Rien n’a changé. Rien n’a changé depuis trente ans. Pierre Yves depuis que tu m’as demandé de t’aider à mourir, rien n’a changé dans ce pays. Nous étions au cœur de l’été 1993, depuis des mois tu luttais contre toutes les maladies opportunistes connues. En juin, nous avions pris un appartement ensemble, et, avec ta mère, nous l’avions repeint. Tu dirigeais les opérations, allongé sur ton lit de fer forgé.
Dès la fin du mois, un premier séjour à Saint-Antoine. Puis un second. Rien n’y faisait, ton corps te quittait. Moi, je n’ai rien vu ou je n’ai rien voulu voir. Ta mère s’enfilait des Lexomil comme des bonbons, et tous les trois nous avancions.
Je pleure, pas toi.
Tu me donnes le déroulé du plan. Je l’accepte.
Dans quelques jours, tu demanderas à sortir de l’hôpital, nous rentrerons chez nous, et c’est là que seul je devrai t’aider à mourir. Pour cela tu vas te battre contre ton corps, contre les médecins. Ne rien dire à ta mère, surtout, qu’elle ne sache pas.

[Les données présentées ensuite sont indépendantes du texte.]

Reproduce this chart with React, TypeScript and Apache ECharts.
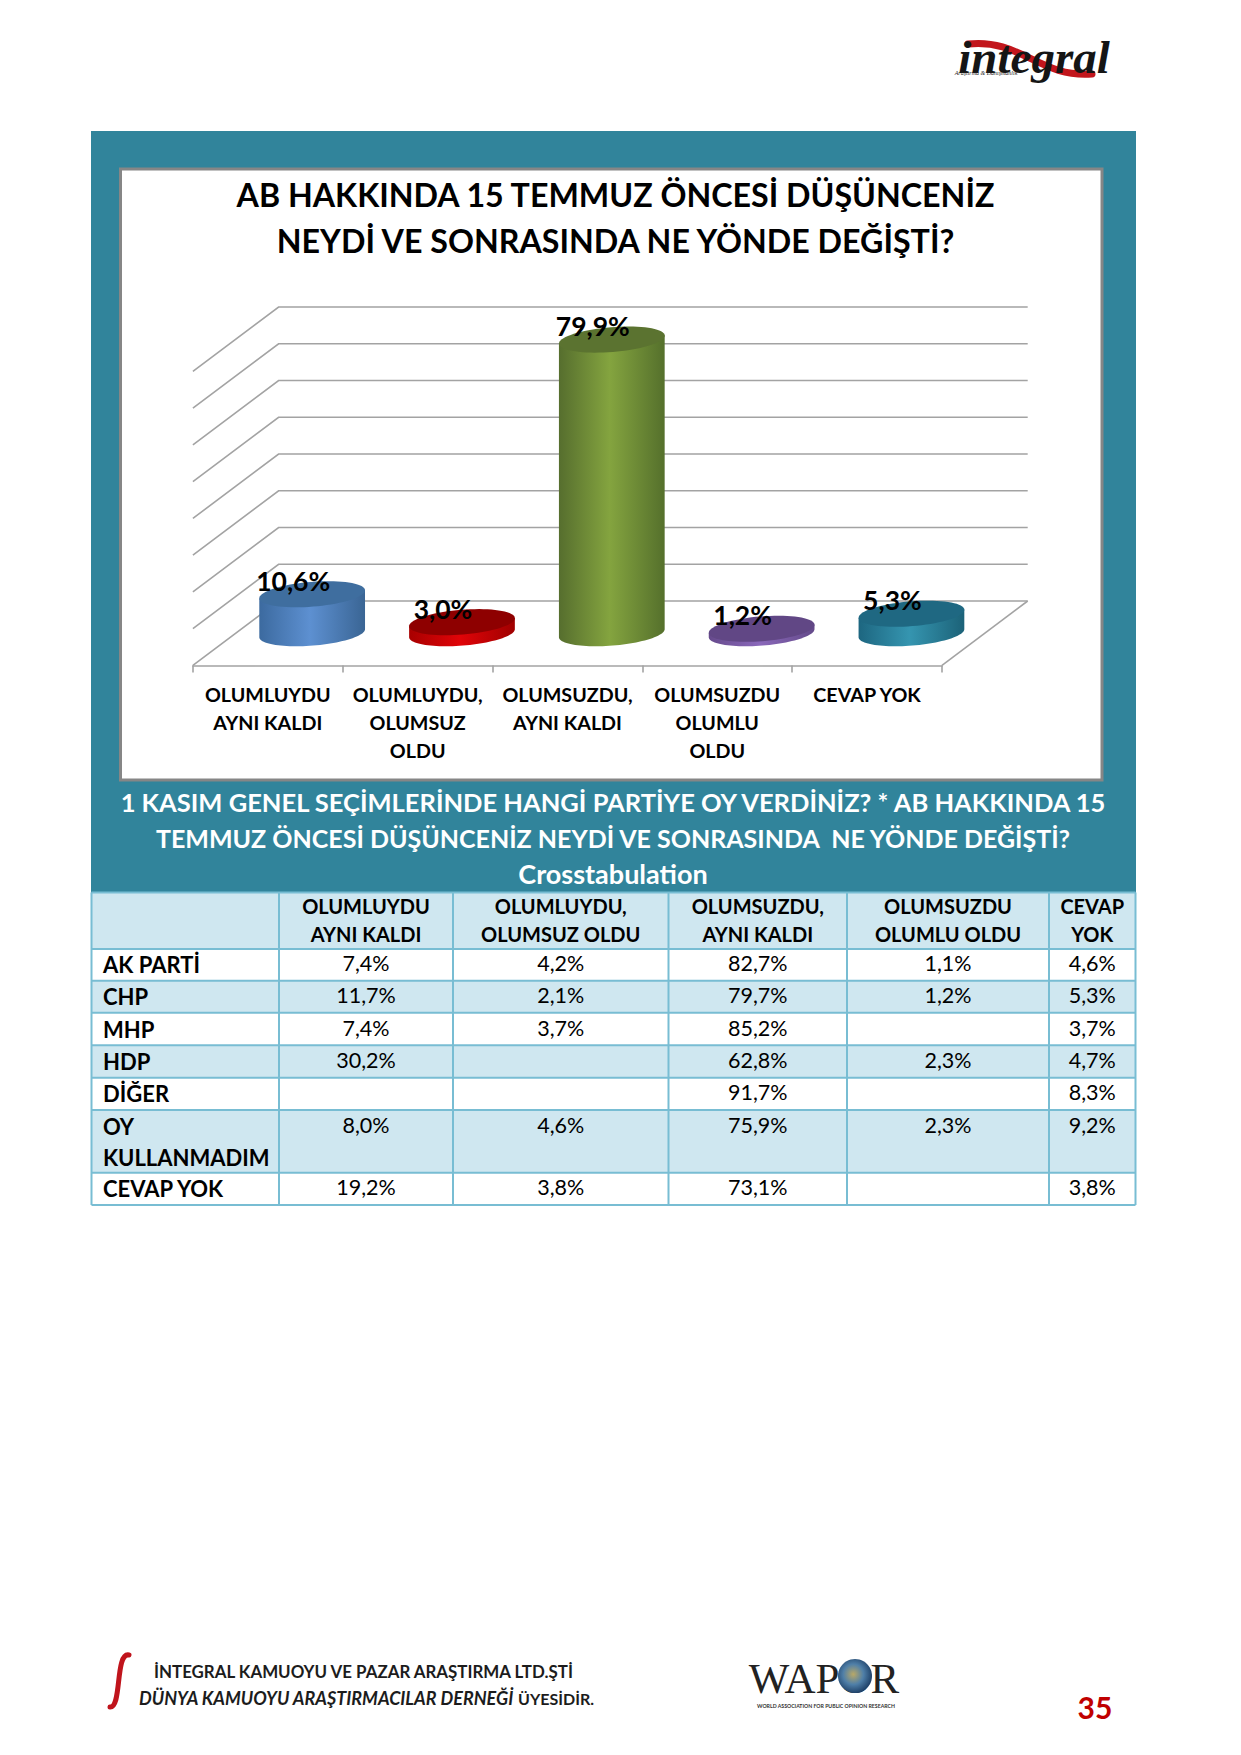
import React, { useEffect, useRef } from "react";
import * as echarts from "echarts";

// ---------- chart data ----------
const categories = [
  "OLUMLUYDU\nAYNI KALDI",
  "OLUMLUYDU,\nOLUMSUZ\nOLDU",
  "OLUMSUZDU,\nAYNI KALDI",
  "OLUMSUZDU\nOLUMLU\nOLDU",
  "CEVAP YOK",
];
const values = [10.6, 3.0, 79.9, 1.2, 5.3];
const gridTicks = [0, 10, 20, 30, 40, 50, 60, 70, 80];
const chartTitle = "AB HAKKINDA 15 TEMMUZ ÖNCESİ DÜŞÜNCENİZ\nNEYDİ VE SONRASINDA NE YÖNDE DEĞİŞTİ?";

// ---------- table data ----------
const tableTitle = [
  "1 KASIM GENEL SEÇİMLERİNDE HANGİ PARTİYE OY VERDİNİZ? * AB HAKKINDA 15",
  "TEMMUZ ÖNCESİ DÜŞÜNCENİZ NEYDİ VE SONRASINDA  NE YÖNDE DEĞİŞTİ?",
  "Crosstabulation",
];
const tableHeaders = [
  "",
  "OLUMLUYDU\nAYNI KALDI",
  "OLUMLUYDU,\nOLUMSUZ OLDU",
  "OLUMSUZDU,\nAYNI KALDI",
  "OLUMSUZDU\nOLUMLU OLDU",
  "CEVAP\nYOK",
];
const rowAkParti = ["AK PARTİ", "7,4%", "4,2%", "82,7%", "1,1%", "4,6%"];
const rowChp = ["CHP", "11,7%", "2,1%", "79,7%", "1,2%", "5,3%"];
const rowMhp = ["MHP", "7,4%", "3,7%", "85,2%", "", "3,7%"];
const rowHdp = ["HDP", "30,2%", "", "62,8%", "2,3%", "4,7%"];
const rowDiger = ["DİĞER", "", "", "91,7%", "", "8,3%"];
const rowOy = ["OY\nKULLANMADIM", "8,0%", "4,6%", "75,9%", "2,3%", "9,2%"];
const rowCevap = ["CEVAP YOK", "19,2%", "3,8%", "73,1%", "", "3,8%"];
const tableRows = [rowAkParti, rowChp, rowMhp, rowHdp, rowDiger, rowOy, rowCevap];

// ---------- layout & style (not data) ----------
const FONT = "Lato, Carlito, Calibri, sans-serif";
const DEPTH_X = 85.7;
const DEPTH_Y = 64.4;
const TILT = (-4.6 * Math.PI) / 180;
const GRID_COLOR = "#a3a3a3";
const TEAL = "#31849b";
const CELL_BLUE = "#cfe7f0";
const CELL_LINE = "#78bdd3";
const colX = [91.5, 279, 453, 668.5, 847, 1049, 1135.5];
const rowY = [892.5, 949, 980.7, 1012.7, 1045.3, 1077.7, 1110, 1172.7, 1205];

const barStyles = [
  { stops: ["#3c6a9f", "#5d90d1", "#3a6594"], top: "#3f6e9f" },
  { stops: ["#a80000", "#e00408", "#a00000"], top: "#8e0000" },
  { stops: ["#566e2e", "#84a43f", "#55702c"], top: "#5b7330" },
  { stops: ["#664a8c", "#8a68ba", "#644a8a"], top: "#614785" },
  { stops: ["#1d6680", "#3595b0", "#1c6278"], top: "#1f6882" },
];

function ellipsePoint(cx: number, cy: number, rx: number, ry: number, t: number) {
  const ct = Math.cos(t) * rx;
  const st = Math.sin(t) * ry;
  return [
    cx + ct * Math.cos(TILT) - st * Math.sin(TILT),
    cy + ct * Math.sin(TILT) + st * Math.cos(TILT),
  ];
}

function renderWall(params: any, api: any) {
  const g = params.coordSys;
  const y = api.coord([0, api.value(1)])[1];
  const x0 = g.x;
  const x1 = g.x + DEPTH_X;
  const x2 = g.x + g.width + DEPTH_X;
  const style = { stroke: GRID_COLOR, fill: "none", lineWidth: 1.6 };
  const children: any[] = [
    { type: "polyline", shape: { points: [[x0, y], [x1, y - DEPTH_Y], [x2, y - DEPTH_Y]] }, style },
  ];
  if (api.value(1) === 0) {
    children.push({
      type: "line",
      shape: { x1: x2, y1: y - DEPTH_Y, x2: g.x + g.width, y2: y },
      style,
    });
  }
  return { type: "group", children };
}

function renderCylinder(params: any, api: any) {
  const idx = api.value(0);
  const v = api.value(1);
  const base = api.coord([idx, 0]);
  const tip = api.coord([idx, v]);
  const bandW = api.size([1, 0])[0];
  const rx = bandW * 0.354;
  const ry = 12.4;
  const cx = base[0] + DEPTH_X / 2 + 1.5;
  const by = base[1] - DEPTH_Y / 2;
  const ty = tip[1] - DEPTH_Y / 2;
  const st = barStyles[params.dataIndex];
  const side: number[][] = [];
  for (let i = 0; i <= 48; i++) side.push(ellipsePoint(cx, by, rx, ry, (Math.PI * i) / 48));
  const sidePts = [ellipsePoint(cx, ty, rx, ry, 0), ...side, ellipsePoint(cx, ty, rx, ry, Math.PI)];
  const top: number[][] = [];
  for (let i = 0; i < 72; i++) top.push(ellipsePoint(cx, ty, rx, ry, (Math.PI * 2 * i) / 72));
  const label = v.toFixed(1).replace(".", ",") + "%";
  return {
    type: "group",
    children: [
      {
        type: "polygon",
        shape: { points: sidePts },
        style: {
          fill: new echarts.graphic.LinearGradient(0, 0, 1, 0, [
            { offset: 0, color: st.stops[0] },
            { offset: 0.48, color: st.stops[1] },
            { offset: 1, color: st.stops[2] },
          ]),
        },
      },
      { type: "polygon", shape: { points: top }, style: { fill: st.top } },
      {
        type: "text",
        x: cx - 19,
        y: ty - 13.5,
        z2: 10,
        style: {
          text: label,
          align: "center",
          verticalAlign: "middle",
          fill: "#000",
          fontFamily: FONT,
          fontWeight: 700,
          fontSize: 26.5,
        },
      },
    ],
  };
}

function text(t: string, x: number, y: number, size: number, extra: any = {}) {
  const { weight, color, align, family, style, lineHeight, ...rest } = extra;
  return {
    type: "text",
    x,
    y,
    z: 3,
    ...rest,
    style: {
      text: t,
      align: align ?? "center",
      verticalAlign: "middle",
      fill: color ?? "#000",
      fontFamily: family ?? FONT,
      fontWeight: weight ?? 400,
      fontStyle: style ?? "normal",
      fontSize: size,
      lineHeight,
    },
  };
}

function buildGraphics() {
  const out: any[] = [
    { type: "rect", z: -3, shape: { x: 91, y: 131, width: 1045, height: 762 }, style: { fill: TEAL } },
    {
      type: "rect",
      z: -2,
      shape: { x: 120.5, y: 169, width: 981.5, height: 611 },
      style: { fill: "#fff", stroke: "#868686", lineWidth: 3 },
    },
  ];
  // table title
  const titleY = [802, 838, 873];
  const titleSize = [25.5, 25, 27];
  tableTitle.forEach((t, i) => out.push(text(t, 613, titleY[i], titleSize[i], { weight: 700, color: "#fff" })));
  // table cells
  const nRows = rowY.length - 1;
  for (let r = 0; r < nRows; r++) {
    const blue = r % 2 === 0;
    out.push({
      type: "rect",
      z: -1,
      shape: { x: colX[0], y: rowY[r], width: colX[6] - colX[0], height: rowY[r + 1] - rowY[r] },
      style: { fill: blue ? CELL_BLUE : "#fff" },
    });
  }
  rowY.forEach((y) =>
    out.push({
      type: "line",
      z: 1,
      shape: { x1: colX[0], y1: y, x2: colX[6], y2: y },
      style: { stroke: CELL_LINE, lineWidth: 2 },
    })
  );
  colX.forEach((x) =>
    out.push({
      type: "line",
      z: 1,
      shape: { x1: x, y1: rowY[0], x2: x, y2: rowY[rowY.length - 1] },
      style: { stroke: CELL_LINE, lineWidth: 2 },
    })
  );
  tableHeaders.forEach((h, c) => {
    if (!h) return;
    const cx = (colX[c] + colX[c + 1]) / 2;
    h.split("\n").forEach((line, i) =>
      out.push(text(line, cx, 906 + i * 28, 20, { weight: 700 }))
    );
  });
  tableRows.forEach((row, r) => {
    const twoLine = row[0].includes("\n");
    const dataY = twoLine ? 1125 : (rowY[r + 1] + rowY[r + 2]) / 2 - 1.5;
    const labelY = twoLine ? 1126 : (rowY[r + 1] + rowY[r + 2]) / 2;
    row.forEach((cell, c) => {
      if (!cell) return;
      if (c === 0) {
        cell.split("\n").forEach((line, i) =>
          out.push(text(line, 103, labelY + i * 31, 22, { weight: 700, align: "left" }))
        );
      } else {
        out.push(text(cell, (colX[c] + colX[c + 1]) / 2, dataY, 21.5));
      }
    });
  });

  // integral logo
  out.push({
    type: "bezierCurve",
    shape: { x1: 968, y1: 44, cpx1: 1020, cpy1: 38, cpx2: 1040, cpy2: 78, x2: 1092, y2: 74 },
    style: { stroke: "#c2161c", lineWidth: 7, fill: "none", lineCap: "round" },
  });
  out.push(text("integral", 1034, 57, 47, { family: "'Liberation Serif', serif", style: "italic", weight: 700, color: "#151515" }));
  out.push(text("Araştırma & Danışmanlık", 986, 73, 6, { family: "'Liberation Serif', serif", style: "italic", color: "#222" }));

  // footer
  out.push({
    type: "bezierCurve",
    shape: { x1: 110, y1: 1707, cpx1: 122, cpy1: 1708, cpx2: 115, cpy2: 1652, x2: 129, y2: 1655 },
    style: { stroke: "#c0141c", lineWidth: 5, fill: "none", lineCap: "round" },
  });
  out.push(text("İNTEGRAL KAMUOYU VE PAZAR ARAŞTIRMA LTD.ŞTİ", 154, 1671, 16.9, { weight: 700, align: "left", color: "#1c1c1c" }));
  out.push(text("DÜNYA KAMUOYU ARAŞTIRMACILAR DERNEĞİ", 139, 1698, 18, { weight: 700, style: "italic", align: "left", color: "#1c1c1c" }));
  out.push(text("ÜYESİDİR.", 518, 1698, 16, { weight: 700, align: "left", color: "#1c1c1c" }));
  out.push(text("WAPOR", 824, 1678, 43, { family: "'Liberation Serif', serif", color: "#222" }));
  out.push({
    type: "circle",
    z: 4,
    shape: { cx: 855, cy: 1676, r: 17 },
    style: {
      fill: new echarts.graphic.RadialGradient(0.45, 0.45, 0.6, [
        { offset: 0, color: "#b9a867" },
        { offset: 0.5, color: "#4f7fa8" },
        { offset: 1, color: "#17375e" },
      ]),
    },
  });
  out.push(text("WORLD ASSOCIATION FOR PUBLIC OPINION RESEARCH", 826, 1706, 5.2, { color: "#333", weight: 700 }));
  out.push(text("35", 1095, 1707, 30, { weight: 700, color: "#c00000" }));
  return out;
}

export default function App() {
  const ref = useRef<HTMLDivElement | null>(null);
  useEffect(() => {
    const chart = echarts.init(ref.current!, undefined, { renderer: "svg" });
    chart.setOption({
      animation: false,
      backgroundColor: "#fff",
      title: {
        text: chartTitle,
        left: 610.5,
        top: 166.5,
        textAlign: "center",
        textStyle: { fontFamily: FONT, fontWeight: 700, fontSize: 32.2, lineHeight: 46, color: "#000" },
      },
      grid: { left: 192.9, width: 749.1, top: 371.4, height: 294 },
      xAxis: {
        type: "category",
        data: categories,
        axisLine: { lineStyle: { color: GRID_COLOR, width: 1.6 } },
        axisTick: { show: true, length: 7, lineStyle: { color: GRID_COLOR, width: 1.6 } },
        axisLabel: {
          interval: 0,
          margin: 15,
          fontFamily: FONT,
          fontWeight: 700,
          fontSize: 19.7,
          lineHeight: 28,
          color: "#000",
        },
      },
      yAxis: { type: "value", min: 0, max: 80, interval: 10, show: false },
      graphic: { elements: buildGraphics() },
      series: [
        {
          type: "custom",
          z: 1,
          clip: false,
          silent: true,
          renderItem: renderWall,
          encode: { x: 0, y: 1 },
          data: gridTicks.map((t) => [0, t]),
        },
        {
          type: "custom",
          z: 5,
          clip: false,
          renderItem: renderCylinder,
          encode: { x: 0, y: 1 },
          data: values.map((v, i) => [i, v]),
        },
      ],
    });
    return () => chart.dispose();
  }, []);
  return (
    <div
      ref={ref}
      style={{ position: "absolute", left: 0, top: 0, width: 1241, height: 1755 }}
    />
  );
}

Ta mère n’aura jamais rien su. Ce qui s’est passé dans notre chambre ce soir du 1er septembre 1993 ne regarde que nous. Pourquoi en parler maintenant ? Parce qu’en trente ans rien n’a changé. Ce que je risquais pénalement hier, je le risque aujourd’hui. Personne ne viendra me chercher, mais c’est le principe. Souvent j’ai eu envie de hurler qu’à 25 ans il est impensable de donner la mort à son premier amour… Mais que cela nous a été imposé par la loi, par la pudibonderie de ce pays, par la puissance d’une Eglise archaïque.
Cette société nous a laissés seuls dans la douleur. Nous étions seuls. Je devais le faire. Tu devais mourir. Tes souffrances étaient insupportables. Ton corps était déjà parti. Tu n’étais plus le beau mec dont j’étais fou. Tu étais devenu en quelques mois un mourant, les humiliations de la maladie t’avaient ravagé. Tu voulais mourir maintenant et pas dans dix jours ou dans un mois. Tu voulais que l’insupportable cesse.
Après toi, beaucoup d’autres sont morts. Chacun a fait comme il a pu et souvent avec les moyens du bord. Parfois dans des conditions atroces, sales. Toujours sans aide ni soutien. En 1996, les premiers traitements sont arrivés. Moins de douleurs, moins de décès, d’autres sujets. Et puis, nous nous sommes éloignés des allées des cimetières.